__Set exercise__. Repeat verbatim only the lines from the one with "Write the Plotly code for this chart." through the one with "ML, MR, MT, MB = 37, 16, 81, 44", both ends kept. Pictures stay out.

· · · · · · ·

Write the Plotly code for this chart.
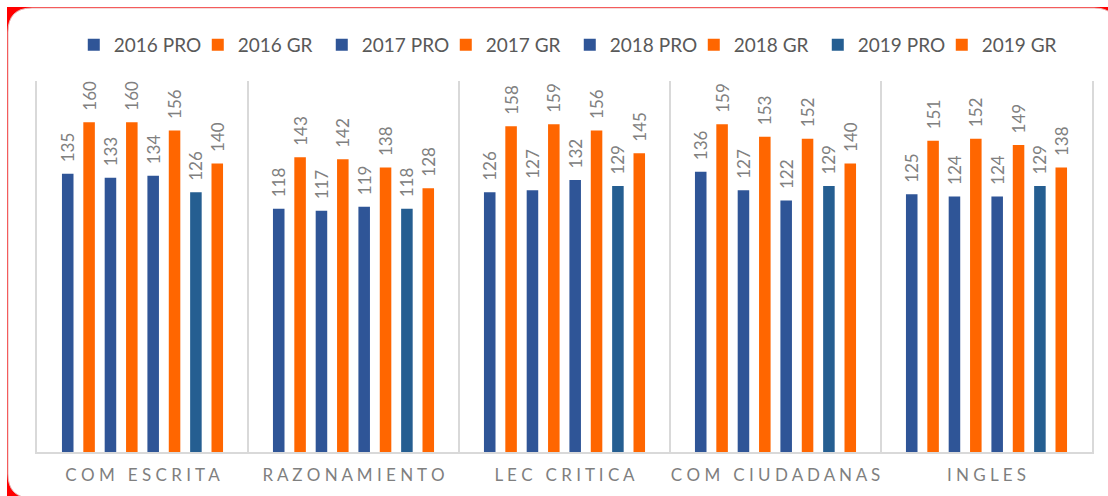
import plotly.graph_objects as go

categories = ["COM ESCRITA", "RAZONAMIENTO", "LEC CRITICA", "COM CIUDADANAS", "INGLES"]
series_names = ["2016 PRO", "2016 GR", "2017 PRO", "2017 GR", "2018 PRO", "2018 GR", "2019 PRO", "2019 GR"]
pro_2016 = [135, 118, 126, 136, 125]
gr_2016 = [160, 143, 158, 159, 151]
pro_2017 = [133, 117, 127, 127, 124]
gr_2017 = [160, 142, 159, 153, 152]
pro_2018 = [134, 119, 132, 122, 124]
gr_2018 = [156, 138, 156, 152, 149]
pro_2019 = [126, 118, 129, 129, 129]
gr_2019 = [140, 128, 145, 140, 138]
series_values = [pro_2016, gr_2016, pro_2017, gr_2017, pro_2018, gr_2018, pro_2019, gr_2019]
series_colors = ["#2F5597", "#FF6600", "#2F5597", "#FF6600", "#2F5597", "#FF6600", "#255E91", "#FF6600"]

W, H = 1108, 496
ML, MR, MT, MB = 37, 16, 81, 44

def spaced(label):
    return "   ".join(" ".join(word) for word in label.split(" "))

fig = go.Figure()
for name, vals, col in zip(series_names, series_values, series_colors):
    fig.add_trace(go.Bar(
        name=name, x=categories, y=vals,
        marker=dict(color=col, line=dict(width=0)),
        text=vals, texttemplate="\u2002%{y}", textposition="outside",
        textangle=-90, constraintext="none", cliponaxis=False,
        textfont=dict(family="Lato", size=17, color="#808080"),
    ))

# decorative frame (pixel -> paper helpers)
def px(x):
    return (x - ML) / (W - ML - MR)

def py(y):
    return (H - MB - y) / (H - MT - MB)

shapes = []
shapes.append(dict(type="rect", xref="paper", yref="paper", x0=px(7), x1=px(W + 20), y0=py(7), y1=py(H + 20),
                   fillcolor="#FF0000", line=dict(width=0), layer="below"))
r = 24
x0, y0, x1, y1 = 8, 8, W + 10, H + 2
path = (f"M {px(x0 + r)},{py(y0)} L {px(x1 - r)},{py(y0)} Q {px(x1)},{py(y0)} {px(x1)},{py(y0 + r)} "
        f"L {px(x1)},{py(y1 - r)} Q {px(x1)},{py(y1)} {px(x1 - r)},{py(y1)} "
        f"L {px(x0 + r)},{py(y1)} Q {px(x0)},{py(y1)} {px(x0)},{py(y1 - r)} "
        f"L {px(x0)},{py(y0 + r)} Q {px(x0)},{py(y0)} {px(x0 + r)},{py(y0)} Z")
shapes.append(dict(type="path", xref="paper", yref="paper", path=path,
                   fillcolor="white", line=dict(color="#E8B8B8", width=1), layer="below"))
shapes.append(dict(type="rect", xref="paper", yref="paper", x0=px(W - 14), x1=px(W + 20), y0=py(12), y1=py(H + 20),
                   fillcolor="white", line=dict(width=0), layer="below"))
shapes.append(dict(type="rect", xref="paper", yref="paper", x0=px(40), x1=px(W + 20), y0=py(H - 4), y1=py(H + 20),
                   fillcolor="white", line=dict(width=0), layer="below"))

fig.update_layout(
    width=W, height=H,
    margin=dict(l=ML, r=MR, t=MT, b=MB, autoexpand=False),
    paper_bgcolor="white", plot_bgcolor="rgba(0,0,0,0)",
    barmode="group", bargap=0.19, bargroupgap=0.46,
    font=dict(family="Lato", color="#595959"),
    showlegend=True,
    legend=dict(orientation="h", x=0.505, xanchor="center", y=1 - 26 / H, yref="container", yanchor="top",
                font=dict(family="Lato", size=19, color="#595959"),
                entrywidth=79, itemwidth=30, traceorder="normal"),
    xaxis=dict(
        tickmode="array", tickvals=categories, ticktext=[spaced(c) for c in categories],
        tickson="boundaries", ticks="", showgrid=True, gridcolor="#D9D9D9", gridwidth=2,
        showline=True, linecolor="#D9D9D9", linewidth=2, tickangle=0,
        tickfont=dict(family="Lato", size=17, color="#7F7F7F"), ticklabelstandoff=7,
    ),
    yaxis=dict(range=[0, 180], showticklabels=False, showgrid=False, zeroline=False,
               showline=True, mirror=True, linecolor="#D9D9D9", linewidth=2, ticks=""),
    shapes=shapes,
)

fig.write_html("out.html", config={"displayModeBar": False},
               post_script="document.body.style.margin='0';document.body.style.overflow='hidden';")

· · · · · · ·

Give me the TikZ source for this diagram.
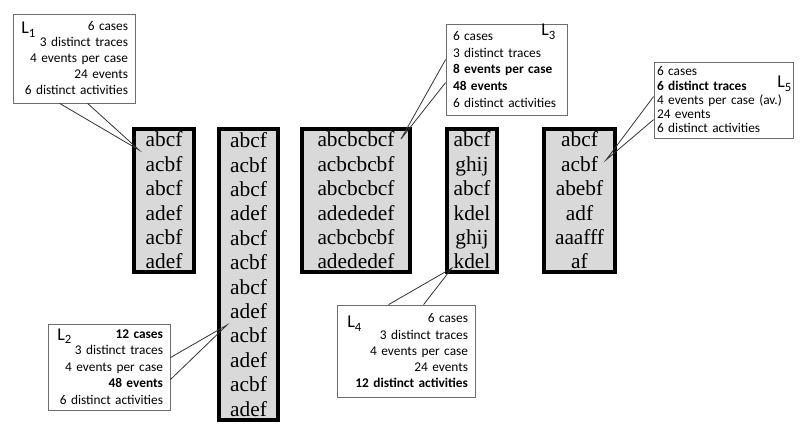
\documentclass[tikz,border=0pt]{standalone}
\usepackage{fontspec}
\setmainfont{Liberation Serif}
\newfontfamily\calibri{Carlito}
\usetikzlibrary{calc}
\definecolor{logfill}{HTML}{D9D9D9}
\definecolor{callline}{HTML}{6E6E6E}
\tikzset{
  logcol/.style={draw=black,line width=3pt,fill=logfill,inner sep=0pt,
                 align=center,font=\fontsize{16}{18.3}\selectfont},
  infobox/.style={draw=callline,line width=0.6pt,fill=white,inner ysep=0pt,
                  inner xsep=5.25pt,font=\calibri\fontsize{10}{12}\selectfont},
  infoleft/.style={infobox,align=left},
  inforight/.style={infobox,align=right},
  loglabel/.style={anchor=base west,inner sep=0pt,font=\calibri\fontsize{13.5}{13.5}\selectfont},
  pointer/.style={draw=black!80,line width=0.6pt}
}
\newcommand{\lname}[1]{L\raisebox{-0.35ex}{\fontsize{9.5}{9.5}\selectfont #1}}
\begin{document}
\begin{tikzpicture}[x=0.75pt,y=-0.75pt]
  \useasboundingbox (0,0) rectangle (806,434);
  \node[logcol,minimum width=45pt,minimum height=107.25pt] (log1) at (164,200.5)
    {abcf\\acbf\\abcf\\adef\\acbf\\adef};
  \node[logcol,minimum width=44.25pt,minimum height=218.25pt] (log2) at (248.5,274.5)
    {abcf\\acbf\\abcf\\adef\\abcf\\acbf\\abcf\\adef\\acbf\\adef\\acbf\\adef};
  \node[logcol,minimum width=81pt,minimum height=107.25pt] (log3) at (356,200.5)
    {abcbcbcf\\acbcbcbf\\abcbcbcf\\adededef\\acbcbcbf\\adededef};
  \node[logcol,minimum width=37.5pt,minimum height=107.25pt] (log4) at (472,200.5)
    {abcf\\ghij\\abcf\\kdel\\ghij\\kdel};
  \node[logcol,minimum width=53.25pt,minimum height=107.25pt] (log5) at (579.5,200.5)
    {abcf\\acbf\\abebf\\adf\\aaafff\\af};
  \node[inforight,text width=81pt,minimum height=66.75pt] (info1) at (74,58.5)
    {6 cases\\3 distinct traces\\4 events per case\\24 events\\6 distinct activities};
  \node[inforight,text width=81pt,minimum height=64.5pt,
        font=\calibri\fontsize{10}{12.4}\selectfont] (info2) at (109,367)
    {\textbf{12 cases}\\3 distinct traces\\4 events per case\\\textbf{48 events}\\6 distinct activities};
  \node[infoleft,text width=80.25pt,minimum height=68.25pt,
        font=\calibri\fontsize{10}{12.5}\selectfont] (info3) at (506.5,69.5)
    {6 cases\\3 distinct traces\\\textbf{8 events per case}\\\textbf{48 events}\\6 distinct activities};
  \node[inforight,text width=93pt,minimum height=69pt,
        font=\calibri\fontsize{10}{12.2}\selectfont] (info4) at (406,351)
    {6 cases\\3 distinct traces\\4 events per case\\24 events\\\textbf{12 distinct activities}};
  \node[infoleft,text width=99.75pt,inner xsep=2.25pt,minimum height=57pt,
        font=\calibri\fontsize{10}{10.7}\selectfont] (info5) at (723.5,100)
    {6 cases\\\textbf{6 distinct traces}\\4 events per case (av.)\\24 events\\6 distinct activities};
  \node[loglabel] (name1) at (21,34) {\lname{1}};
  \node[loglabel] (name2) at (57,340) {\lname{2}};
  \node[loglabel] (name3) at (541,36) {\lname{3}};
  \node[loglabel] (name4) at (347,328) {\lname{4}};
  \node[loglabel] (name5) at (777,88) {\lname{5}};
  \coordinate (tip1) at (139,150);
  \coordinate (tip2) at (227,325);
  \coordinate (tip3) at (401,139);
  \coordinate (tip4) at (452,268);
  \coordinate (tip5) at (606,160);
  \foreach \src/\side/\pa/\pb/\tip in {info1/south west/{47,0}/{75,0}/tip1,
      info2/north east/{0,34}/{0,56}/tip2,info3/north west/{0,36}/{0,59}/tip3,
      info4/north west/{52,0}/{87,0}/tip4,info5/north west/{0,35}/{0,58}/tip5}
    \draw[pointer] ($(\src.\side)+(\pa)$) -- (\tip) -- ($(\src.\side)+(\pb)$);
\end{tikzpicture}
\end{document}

· · · · · · ·

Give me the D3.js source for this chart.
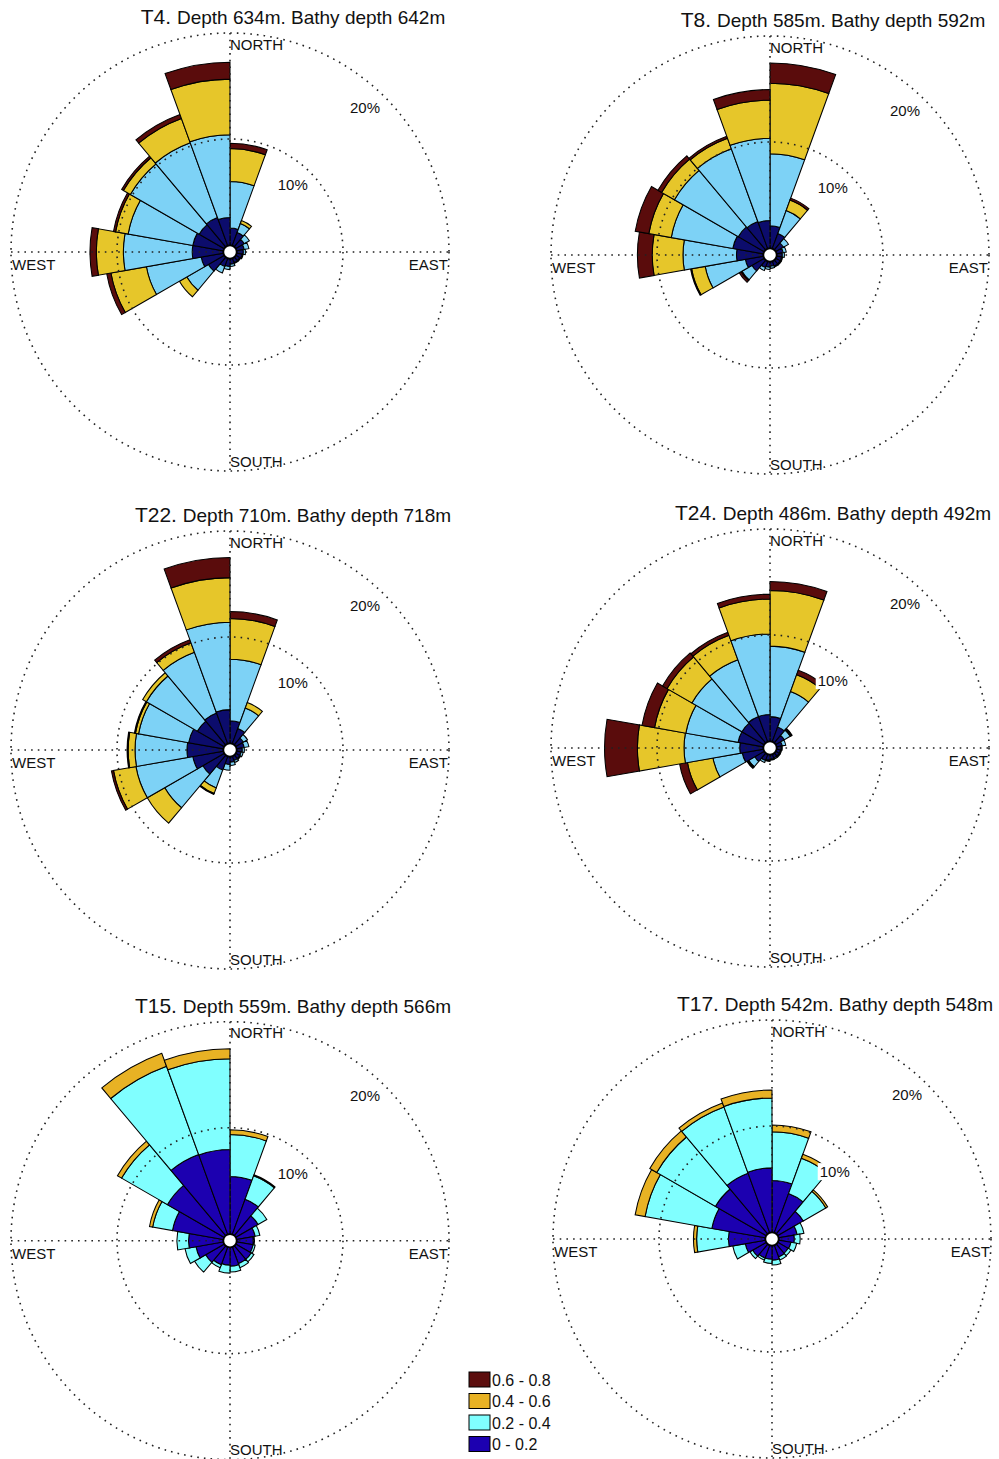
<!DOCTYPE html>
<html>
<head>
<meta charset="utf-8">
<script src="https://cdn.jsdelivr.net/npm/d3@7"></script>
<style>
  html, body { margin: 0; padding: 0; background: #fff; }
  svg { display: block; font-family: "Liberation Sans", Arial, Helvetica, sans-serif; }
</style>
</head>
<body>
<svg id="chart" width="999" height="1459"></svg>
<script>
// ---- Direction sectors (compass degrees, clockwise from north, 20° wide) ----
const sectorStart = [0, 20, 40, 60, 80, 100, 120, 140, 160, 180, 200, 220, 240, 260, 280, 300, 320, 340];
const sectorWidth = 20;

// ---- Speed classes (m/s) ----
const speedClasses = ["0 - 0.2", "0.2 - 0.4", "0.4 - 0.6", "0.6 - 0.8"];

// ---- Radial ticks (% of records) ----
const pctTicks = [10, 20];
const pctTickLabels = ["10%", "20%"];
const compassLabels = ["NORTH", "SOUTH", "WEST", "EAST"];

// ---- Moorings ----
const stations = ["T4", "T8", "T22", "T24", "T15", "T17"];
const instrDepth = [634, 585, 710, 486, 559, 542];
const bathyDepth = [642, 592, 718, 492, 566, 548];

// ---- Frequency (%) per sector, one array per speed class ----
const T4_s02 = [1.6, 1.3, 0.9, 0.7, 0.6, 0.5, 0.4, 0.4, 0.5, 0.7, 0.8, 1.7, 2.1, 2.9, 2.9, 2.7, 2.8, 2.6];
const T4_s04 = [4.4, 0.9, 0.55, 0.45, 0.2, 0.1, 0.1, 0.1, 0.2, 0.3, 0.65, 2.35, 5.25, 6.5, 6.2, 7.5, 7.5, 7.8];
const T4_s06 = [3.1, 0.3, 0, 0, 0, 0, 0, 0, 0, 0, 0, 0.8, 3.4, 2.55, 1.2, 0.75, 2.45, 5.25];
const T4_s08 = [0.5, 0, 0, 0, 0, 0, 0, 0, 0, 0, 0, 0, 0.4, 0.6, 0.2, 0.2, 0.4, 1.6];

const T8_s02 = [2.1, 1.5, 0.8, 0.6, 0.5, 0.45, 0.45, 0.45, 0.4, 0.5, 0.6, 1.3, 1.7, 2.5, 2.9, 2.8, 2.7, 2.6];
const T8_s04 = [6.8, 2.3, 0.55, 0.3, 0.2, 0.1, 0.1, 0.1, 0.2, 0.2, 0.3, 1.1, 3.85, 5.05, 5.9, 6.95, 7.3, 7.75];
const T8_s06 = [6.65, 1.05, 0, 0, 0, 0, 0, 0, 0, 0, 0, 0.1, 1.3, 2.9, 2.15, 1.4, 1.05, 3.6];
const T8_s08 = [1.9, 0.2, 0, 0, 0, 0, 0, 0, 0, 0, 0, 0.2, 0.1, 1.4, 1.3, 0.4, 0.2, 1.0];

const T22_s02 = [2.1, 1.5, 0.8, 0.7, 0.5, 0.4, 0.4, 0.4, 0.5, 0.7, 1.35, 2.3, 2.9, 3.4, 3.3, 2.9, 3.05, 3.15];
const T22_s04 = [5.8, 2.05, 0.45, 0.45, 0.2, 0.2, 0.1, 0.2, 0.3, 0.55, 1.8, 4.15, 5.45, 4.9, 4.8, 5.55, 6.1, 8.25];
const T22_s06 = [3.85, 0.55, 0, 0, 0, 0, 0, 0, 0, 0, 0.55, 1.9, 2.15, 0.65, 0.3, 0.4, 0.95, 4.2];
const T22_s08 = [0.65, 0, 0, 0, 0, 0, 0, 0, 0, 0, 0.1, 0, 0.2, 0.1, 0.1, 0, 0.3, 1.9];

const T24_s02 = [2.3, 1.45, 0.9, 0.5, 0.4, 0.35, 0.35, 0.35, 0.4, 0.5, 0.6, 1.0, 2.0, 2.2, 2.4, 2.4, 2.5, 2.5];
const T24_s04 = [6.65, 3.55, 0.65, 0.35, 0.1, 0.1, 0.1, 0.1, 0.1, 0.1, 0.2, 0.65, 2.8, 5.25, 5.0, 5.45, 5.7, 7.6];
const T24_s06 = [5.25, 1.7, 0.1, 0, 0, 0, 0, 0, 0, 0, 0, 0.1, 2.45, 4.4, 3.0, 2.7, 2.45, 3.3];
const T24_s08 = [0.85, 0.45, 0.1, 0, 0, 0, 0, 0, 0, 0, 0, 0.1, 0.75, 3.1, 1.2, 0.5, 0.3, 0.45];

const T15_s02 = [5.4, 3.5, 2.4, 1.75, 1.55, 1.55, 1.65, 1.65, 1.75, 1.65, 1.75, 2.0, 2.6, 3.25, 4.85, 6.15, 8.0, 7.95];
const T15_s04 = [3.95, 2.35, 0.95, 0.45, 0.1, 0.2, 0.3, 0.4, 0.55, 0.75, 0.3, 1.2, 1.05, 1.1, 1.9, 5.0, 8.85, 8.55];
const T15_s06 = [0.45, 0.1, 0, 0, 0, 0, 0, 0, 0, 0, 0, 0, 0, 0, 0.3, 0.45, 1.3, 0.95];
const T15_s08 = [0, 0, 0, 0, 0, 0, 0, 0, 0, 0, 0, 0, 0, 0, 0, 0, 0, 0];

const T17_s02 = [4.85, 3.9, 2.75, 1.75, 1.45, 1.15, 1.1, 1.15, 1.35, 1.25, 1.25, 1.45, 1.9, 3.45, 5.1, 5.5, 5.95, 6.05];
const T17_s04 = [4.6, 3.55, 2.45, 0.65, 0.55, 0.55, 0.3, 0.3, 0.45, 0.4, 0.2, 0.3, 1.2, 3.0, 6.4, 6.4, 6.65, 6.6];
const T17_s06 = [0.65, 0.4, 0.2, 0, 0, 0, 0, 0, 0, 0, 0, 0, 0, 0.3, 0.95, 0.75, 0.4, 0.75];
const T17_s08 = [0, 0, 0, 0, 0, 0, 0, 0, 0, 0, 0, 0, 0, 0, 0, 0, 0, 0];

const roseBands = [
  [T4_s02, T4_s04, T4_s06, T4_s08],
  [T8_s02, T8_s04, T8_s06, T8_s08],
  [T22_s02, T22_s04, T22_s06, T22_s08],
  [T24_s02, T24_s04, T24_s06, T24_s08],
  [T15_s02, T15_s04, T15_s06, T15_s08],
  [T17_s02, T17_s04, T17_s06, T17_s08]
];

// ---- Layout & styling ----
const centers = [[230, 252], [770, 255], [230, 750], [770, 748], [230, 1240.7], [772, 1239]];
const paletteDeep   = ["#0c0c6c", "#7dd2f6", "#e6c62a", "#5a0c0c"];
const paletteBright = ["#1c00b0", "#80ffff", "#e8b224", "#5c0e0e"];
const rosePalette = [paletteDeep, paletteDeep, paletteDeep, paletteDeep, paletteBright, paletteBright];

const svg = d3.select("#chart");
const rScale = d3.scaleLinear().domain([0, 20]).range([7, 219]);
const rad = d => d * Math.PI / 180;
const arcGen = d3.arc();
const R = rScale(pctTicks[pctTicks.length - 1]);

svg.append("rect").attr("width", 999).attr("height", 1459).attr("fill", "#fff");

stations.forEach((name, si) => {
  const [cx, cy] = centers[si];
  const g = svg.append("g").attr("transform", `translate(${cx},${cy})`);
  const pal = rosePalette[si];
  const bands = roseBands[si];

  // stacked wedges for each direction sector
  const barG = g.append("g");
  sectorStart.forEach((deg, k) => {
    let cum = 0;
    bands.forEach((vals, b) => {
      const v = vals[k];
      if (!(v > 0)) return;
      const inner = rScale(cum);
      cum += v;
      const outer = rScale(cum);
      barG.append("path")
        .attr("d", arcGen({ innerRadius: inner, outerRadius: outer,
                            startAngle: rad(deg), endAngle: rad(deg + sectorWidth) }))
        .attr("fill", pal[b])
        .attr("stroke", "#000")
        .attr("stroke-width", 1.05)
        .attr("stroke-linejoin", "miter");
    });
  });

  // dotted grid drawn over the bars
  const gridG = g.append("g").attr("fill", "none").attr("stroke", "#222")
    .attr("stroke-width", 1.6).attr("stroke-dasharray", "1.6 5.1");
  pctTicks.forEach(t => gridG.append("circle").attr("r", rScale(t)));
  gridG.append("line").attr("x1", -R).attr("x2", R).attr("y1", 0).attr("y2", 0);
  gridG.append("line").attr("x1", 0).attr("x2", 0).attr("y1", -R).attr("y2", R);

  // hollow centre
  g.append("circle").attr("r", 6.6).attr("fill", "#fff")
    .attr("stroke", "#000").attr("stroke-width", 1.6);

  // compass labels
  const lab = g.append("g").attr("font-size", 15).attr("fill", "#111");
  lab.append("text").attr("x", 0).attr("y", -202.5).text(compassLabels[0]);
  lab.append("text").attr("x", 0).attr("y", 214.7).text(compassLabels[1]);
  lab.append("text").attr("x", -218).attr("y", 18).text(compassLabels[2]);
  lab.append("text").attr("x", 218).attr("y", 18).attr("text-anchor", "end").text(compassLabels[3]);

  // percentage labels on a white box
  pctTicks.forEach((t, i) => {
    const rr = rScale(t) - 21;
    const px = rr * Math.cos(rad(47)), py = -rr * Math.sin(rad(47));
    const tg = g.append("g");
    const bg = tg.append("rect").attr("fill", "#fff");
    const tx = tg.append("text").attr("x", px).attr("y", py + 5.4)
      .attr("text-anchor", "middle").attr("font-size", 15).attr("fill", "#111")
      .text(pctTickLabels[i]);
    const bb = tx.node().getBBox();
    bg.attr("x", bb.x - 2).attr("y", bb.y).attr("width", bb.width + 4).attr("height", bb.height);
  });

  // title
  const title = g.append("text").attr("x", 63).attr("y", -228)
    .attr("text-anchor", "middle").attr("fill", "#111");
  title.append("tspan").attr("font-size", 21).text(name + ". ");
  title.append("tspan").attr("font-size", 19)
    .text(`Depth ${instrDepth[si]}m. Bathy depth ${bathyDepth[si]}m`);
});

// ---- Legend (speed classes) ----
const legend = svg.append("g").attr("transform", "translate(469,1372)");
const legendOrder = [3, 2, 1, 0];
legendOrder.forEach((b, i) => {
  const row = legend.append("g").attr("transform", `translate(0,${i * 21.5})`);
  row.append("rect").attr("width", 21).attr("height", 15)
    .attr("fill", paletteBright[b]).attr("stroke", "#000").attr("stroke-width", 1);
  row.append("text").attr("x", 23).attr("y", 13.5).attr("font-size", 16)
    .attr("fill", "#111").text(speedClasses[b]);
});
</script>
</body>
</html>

· · · · · · ·

__Full answer__.
Write the Plotly code for this chart.
import plotly.graph_objects as go

categories = ["COM ESCRITA", "RAZONAMIENTO", "LEC CRITICA", "COM CIUDADANAS", "INGLES"]
series_names = ["2016 PRO", "2016 GR", "2017 PRO", "2017 GR", "2018 PRO", "2018 GR", "2019 PRO", "2019 GR"]
pro_2016 = [135, 118, 126, 136, 125]
gr_2016 = [160, 143, 158, 159, 151]
pro_2017 = [133, 117, 127, 127, 124]
gr_2017 = [160, 142, 159, 153, 152]
pro_2018 = [134, 119, 132, 122, 124]
gr_2018 = [156, 138, 156, 152, 149]
pro_2019 = [126, 118, 129, 129, 129]
gr_2019 = [140, 128, 145, 140, 138]
series_values = [pro_2016, gr_2016, pro_2017, gr_2017, pro_2018, gr_2018, pro_2019, gr_2019]
series_colors = ["#2F5597", "#FF6600", "#2F5597", "#FF6600", "#2F5597", "#FF6600", "#255E91", "#FF6600"]

W, H = 1108, 496
ML, MR, MT, MB = 37, 16, 81, 44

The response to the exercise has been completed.